By endorsing Moore, Trump sunk the US presidency to unplumbed depths
WASHINGTON -- The first time ended badly, so when, 156 years later, Alabamians were incited to again try secession, this time from the national consensus that America is a pretty nice place, they said: No. No, that is, to rubbish like this:
Interviewer: "[Ronald Reagan] said that Russia was the focus of evil in the modern world."
Roy Moore: "You could say that very well about America, couldn't you?"
Interviewer: "You think?"
Moore: "Well, we promote a lot of bad things, you know."
Moore: "Same-sex marriage."
Interviewer: "That's the very argument that Vladimir Putin makes."
Moore: "Well, then, maybe Putin is right, maybe he's more akin to me than I know."
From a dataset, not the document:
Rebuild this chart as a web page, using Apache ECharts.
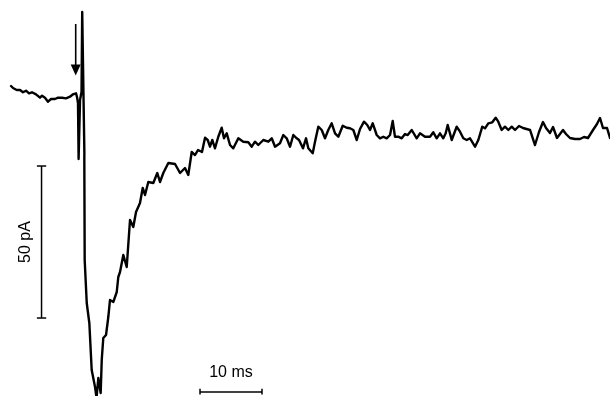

In April, Alabama's Republican governor, Robert Bentley, resigned one step ahead of impeachment proceedings arising from his consensual affair with an adult woman. Eight months later, Alabamians spurned presidential pleas that they send to the U.S Senate a man credibly accused of child molestation. But the dispiriting truth is this: Behavior that reportedly got Moore banned from the Gadsden, Alabama, mall was, for most Alabama Republicans, not a sufficient reason to deny him a desk in the U.S Capitol.